Thiol self-assembled monolayers (SAMs) are popular due to their utility for various applications. In biosensing platforms SAMs are often used as linkers to tether receptors to biochip surfaces . To get a full understanding of SAM-properties, it is important to study also their formation kinetics and thermal-transport properties. This latter point was not addressed before. However, it is already known that DNA and adsorbed cells at solid-liquid interfaces show a heat-blocking effect, which is utilized in the biosensing technique HTM (heat transfer method) .
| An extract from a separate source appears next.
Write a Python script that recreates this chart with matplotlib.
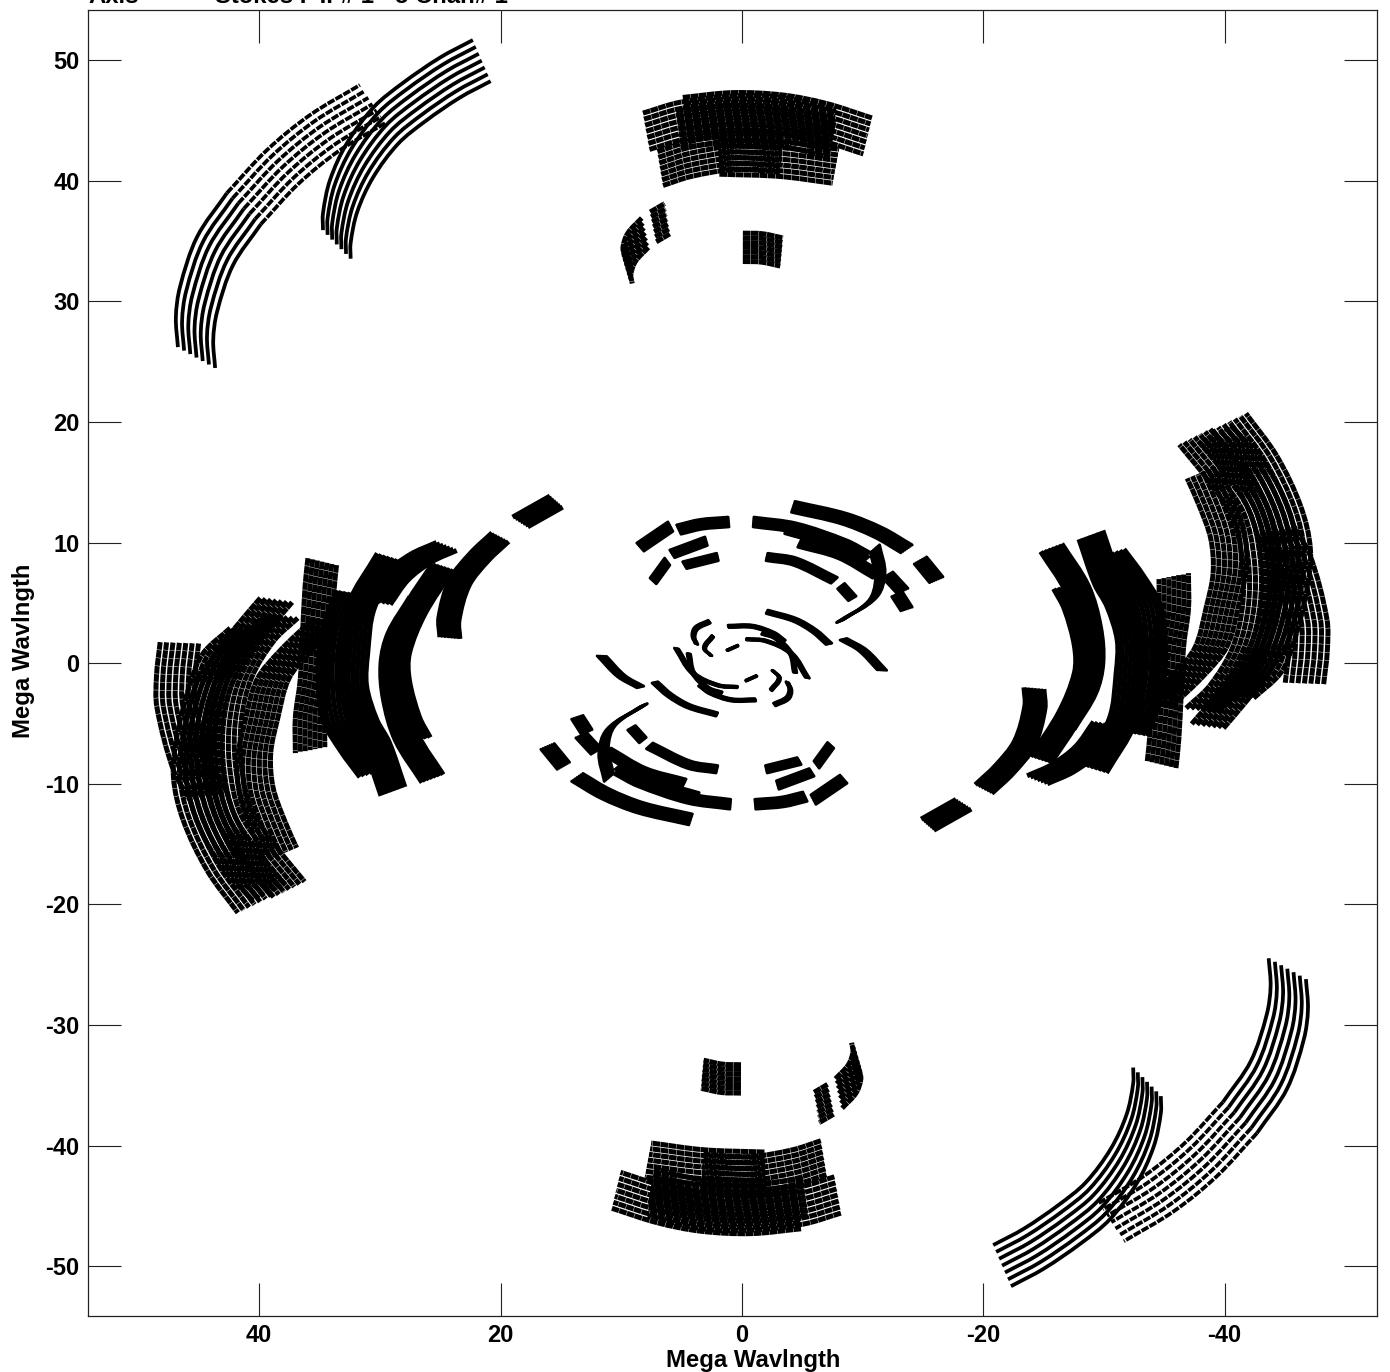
import matplotlib
matplotlib.use("Agg")
import matplotlib.pyplot as plt
from matplotlib.patches import PathPatch
from matplotlib.path import Path
import numpy as np

plt.rcParams['font.family'] = ['Liberation Sans', 'DejaVu Sans']
plt.rcParams['font.weight'] = 'bold'
plt.rcParams['lines.scale_dashes'] = False

# channel scale of the 7 traces in a band
channels = [1.0, 0.989, 0.978, 0.967, 0.956, 0.945, 0.934]

# outer trace of each band, (u, v) in mega wavelengths. mirror is drawn too
far_solid = [
    [(46.73, 26.2), (46.9, 28.69), (46.56, 31.18), (45.15, 35.32), (42.67, 38.97)],
    [(34.71, 35.9), (34.71, 37.3), (34.13, 40.05), (32.73, 43.1), (30.5, 46.1), (28.09, 48.1), (25.02, 50.2), (22.29, 51.66)],
]
far_dashed = [
    [(42.67, 38.97), (39.35, 42.54), (35.79, 45.44), (31.65, 47.93)],
]
top_arcs = [
    [(8.2, 45.6), (5.13, 46.5), (0.8, 47.0), (-3.3, 46.9), (-7.8, 45.8)],
    [(4.9, 46.9), (0.75, 47.3), (-3.4, 47.1), (-7.0, 46.4), (-10.77, 45.2)],
    [(7.0, 42.4), (4.5, 43.2), (0.8, 43.8), (-3.4, 43.6)],
    [(5.45, 45.8), (1.0, 46.2), (-3.0, 46.0), (-7.8, 44.9)],
    [(2.0, 43.4), (-3.37, 43.2), (-8.05, 42.6)],
    [(-0.08, 35.65), (-1.7, 35.6), (-3.4, 35.25)],
    [(7.6, 37.4), (6.4, 38.1)],
    [(8.3, 36.9), (9.45, 35.65), (9.85, 34.5), (9.73, 33.7)],
]
side_arcs = [
    [(48.2, 1.74), (48.5, -1.0), (48.47, -3.65), (47.1, -8.87), (45.7, -11.4)],
    [(42.4, 2.9), (44.65, 0.8), (45.7, -1.66), (46.8, -6.0), (47.1, -9.45), (46.3, -13.0), (44.3, -17.2), (41.76, -20.7)],
    [(39.9, 5.4), (41.6, 3.4), (43.5, 1.0), (45.3, -2.0), (46.2, -6.0), (46.0, -10.0), (45.0, -13.5), (43.0, -17.0), (40.5, -19.7)],
    [(39.4, 4.0), (41.5, 2.0), (43.5, -1.3), (44.4, -5.0), (44.4, -9.0), (43.5, -13.0), (41.3, -16.3), (38.8, -19.4)],
    [(35.6, 3.6), (38.3, 1.0), (40.2, -1.4), (41.2, -5.0), (41.8, -8.0), (41.6, -11.0), (40.6, -13.9), (39.5, -16.4)],
    [(35.96, 8.7), (36.2, 6.3), (36.4, 2.5), (36.6, -1.4), (37.0, -4.5), (37.0, -7.46)],
    [(33.55, 6.05), (34.7, 3.0), (35.1, -0.5), (34.7, -4.7), (33.3, -7.2), (31.65, -9.45)],
    [(30.2, 9.1), (32.6, 4.9), (33.2, 0.85), (33.3, -2.0), (32.4, -5.0), (31.3, -7.0), (29.9, -11.0)],
    [(25.3, 10.0), (27.5, 9.0), (29.6, 7.4), (31.2, 5.2)],
    [(25.6, 8.3), (28.1, 4.4), (29.5, 0.85), (29.5, -1.5), (28.6, -4.8), (27.65, -6.6)],
    [(27.5, 5.5), (29.3, 2.5), (29.9, 0.0), (29.7, -3.0), (28.7, -6.4), (26.5, -9.9)],
    [(25.02, 2.15), (25.1, 3.8), (24.2, 6.9), (22.5, 9.1), (20.7, 10.8)],
    [(19.0, 12.1), (15.9, 13.85)],
]
ring_arcs = [
    [(8.7, 9.95), (6.13, 11.7)],
    [(5.4, 11.45), (3.5, 11.9), (1.15, 12.1)],
    [(5.97, 9.37), (3.07, 10.45)],
    [(7.6, 7.05), (6.4, 8.7)],
    [(4.9, 8.4), (2.1, 9.1)],
    [(-1.0, 12.1), (-4.55, 11.6), (-8.7, 10.2), (-10.6, 9.2)],
    [(-3.8, 11.5), (-7.5, 10.4), (-10.5, 8.8)],
    [(-4.96, 10.3), (-8.5, 9.3), (-11.6, 7.55)],
    [(-11.4, 9.8), (-11.85, 7.5), (-11.2, 5.5), (-8.4, 3.6)],
    [(-15.3, 8.8), (-16.65, 7.15)],
    [(-4.4, 13.4), (-8.7, 12.4), (-11.7, 11.2), (-14.1, 9.8)],
    [(-2.15, 9.1), (-4.55, 8.7), (-7.9, 7.1)],
    [(-8.5, 6.6), (-9.45, 5.55)],
    [(-12.5, 7.55), (-13.75, 6.2)],
    [(-13.3, 5.9), (-14.1, 4.65)],
]
core_arcs = [
    [(-2.15, 4.4), (-4.55, 3.7), (-6.2, 2.75), (-7.45, 1.65)],
    [(-8.7, 2.05), (-10.35, 1.1), (-12.0, -0.6)],
    [(1.15, 3.15), (-0.9, 3.15), (-2.7, 2.55), (-3.6, 1.9)],
    [(-0.4, 2.05), (-2.05, 1.9), (-4.2, 0.85), (-5.6, -1.25)],
    [(-1.75, 2.55), (-2.9, 2.15), (-4.2, 0.8), (-4.55, -0.8)],
    [(2.8, 3.55), (3.9, 3.0), (4.15, 2.3), (3.9, 1.65)],
    [(2.5, 2.3), (3.2, 1.3), (2.65, 0.65)],
    [(1.25, 1.1), (0.35, 1.5)],
]

x_ticks = [40, 20, 0, -20, -40]
y_ticks = [50, 40, 30, 20, 10, 0, -10, -20, -30, -40, -50]


def smooth_path(pts):
    # same read points, drawn as a curve through them instead of straight pieces
    pts = np.array(pts, dtype=float)
    if len(pts) == 2:
        return Path(pts)
    dirs = [pts[1] - pts[0]]
    for i in range(1, len(pts) - 1):
        dirs.append(pts[i + 1] - pts[i - 1])
    dirs.append(pts[-1] - pts[-2])
    dirs = [d / np.hypot(*d) for d in dirs]
    verts = [pts[0]]
    codes = [Path.MOVETO]
    for i in range(len(pts) - 1):
        step = np.hypot(*(pts[i + 1] - pts[i])) / 3
        verts += [pts[i] + dirs[i] * step, pts[i + 1] - dirs[i + 1] * step, pts[i + 1]]
        codes += [Path.CURVE4] * 3
    return Path(verts, codes)


def draw_band(ax, arc, lw, dash="-", cap="butt"):
    for c in channels:
        for sign in (1, -1):
            path = smooth_path([(sign * c * u, sign * c * v) for u, v in arc])
            ax.add_patch(PathPatch(path, fill=False, ec="black", lw=lw, ls=dash,
                                   capstyle=cap, joinstyle="round"))


fig = plt.figure(figsize=(13.9, 13.72), dpi=100)
ax = fig.add_axes([88 / 1390, 1 - 1316 / 1372, (1377 - 88) / 1390, (1316 - 10) / 1372])

for arc in far_solid:
    draw_band(ax, arc, 2.7)
for arc in far_dashed:
    draw_band(ax, arc, 2.7, (0, (5.5, 1.0)))
for arc in top_arcs + side_arcs:
    # the long baselines show their sample spacing, short ones fill in
    if max(np.hypot(u, v) for u, v in arc) > 35.5:
        draw_band(ax, arc, 3.6, (0, (5.5, 0.3)))
    else:
        draw_band(ax, arc, 3.6)
for arc in ring_arcs:
    draw_band(ax, arc, 2.2, cap="round")
for arc in core_arcs:
    draw_band(ax, arc, 2.0, cap="round")

ax.set_xlim(54.18, -52.62)
ax.set_ylim(-54.13, 54.15)
ax.set_xticks(x_ticks)
ax.set_xticklabels([str(t) for t in x_ticks])
ax.set_yticks(y_ticks)
ax.set_yticklabels([str(t) for t in y_ticks])
ax.tick_params(direction="in", length=24, width=0.8, top=True, right=True,
               labelsize=17, color="#222222", pad=6)
for s in ax.spines.values():
    s.set_linewidth(0.9)
    s.set_color("#222222")

fig.text(753 / 1390, 1 - 1360 / 1372, "Mega Wavlngth", fontsize=17.2, ha="center", va="center")
fig.text(24 / 1390, 1 - 651 / 1372, "Mega Wavlngth", fontsize=17.2, ha="center", va="center", rotation=90)

# header sits mostly above the page, only the feet of the letters show
fig.text(88 / 1390, 1 - 3 / 1372, "Axis", fontsize=17.2)
fig.text(215 / 1390, 1 - 3 / 1372, "Stokes I  IF# 1 - 5 Chan# 1", fontsize=17.2)

fig.savefig("out.png", dpi=100)
plt.close()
In this work we employed HTM to study the formation kinetics of thiol SAMs on gold surfaces using ethanol as a solvent. The thiols were 1-dodecanethiol and 11-mercaptoundecanoic acid (11-MUA) differing in their specific head groups, being -CH3 for 1-dodecanethiol and -COOH in case of 11-MUA. Complementarily, the layer formation was monitored with quartz crystal microbalance, Fourier-transform infrared spectroscopy, and atomic force microscopy. The results indicate that presence of a SAM on the gold surface leads to a surprisingly strong increase of the interfacial heat-transfer resistance Rth, given the fact that thiol molecules are only 1.5 nm in length. Results show a concentration-dependent jump in Rth for concentrations higher than 0.5 mM. The thermal resistance displays a two-step evolution for concentrations below 0.5 mM: Initially, the thermal resistance decreases in comparison to a blank gold substrate. In a second phase, Rth increases gradually, eventually reaching a stable plateau value. This behavior can be attributed to a transition from a lying-down to a standing-up conformation of the thiols. The results demonstrate that a nanometer thin ‘thiol carpet’ causes an unexpectedly strong heat-blocking effect at gold/ethanol interfaces. Furthermore, the absolute increase of the thermal-boundary resistance depends on the used head group. This observation points to an interface effect, which can possibly be explained by the mismatch between the phonon frequencies of gold and the vibration frequencies of ethanol and thiol molecules in the THz regime.
Acknoledgments: FWO project G.0B62.13N “Exploration of heat-conducting effects for applications in bio- and chemosensors” is gratefully appreciated.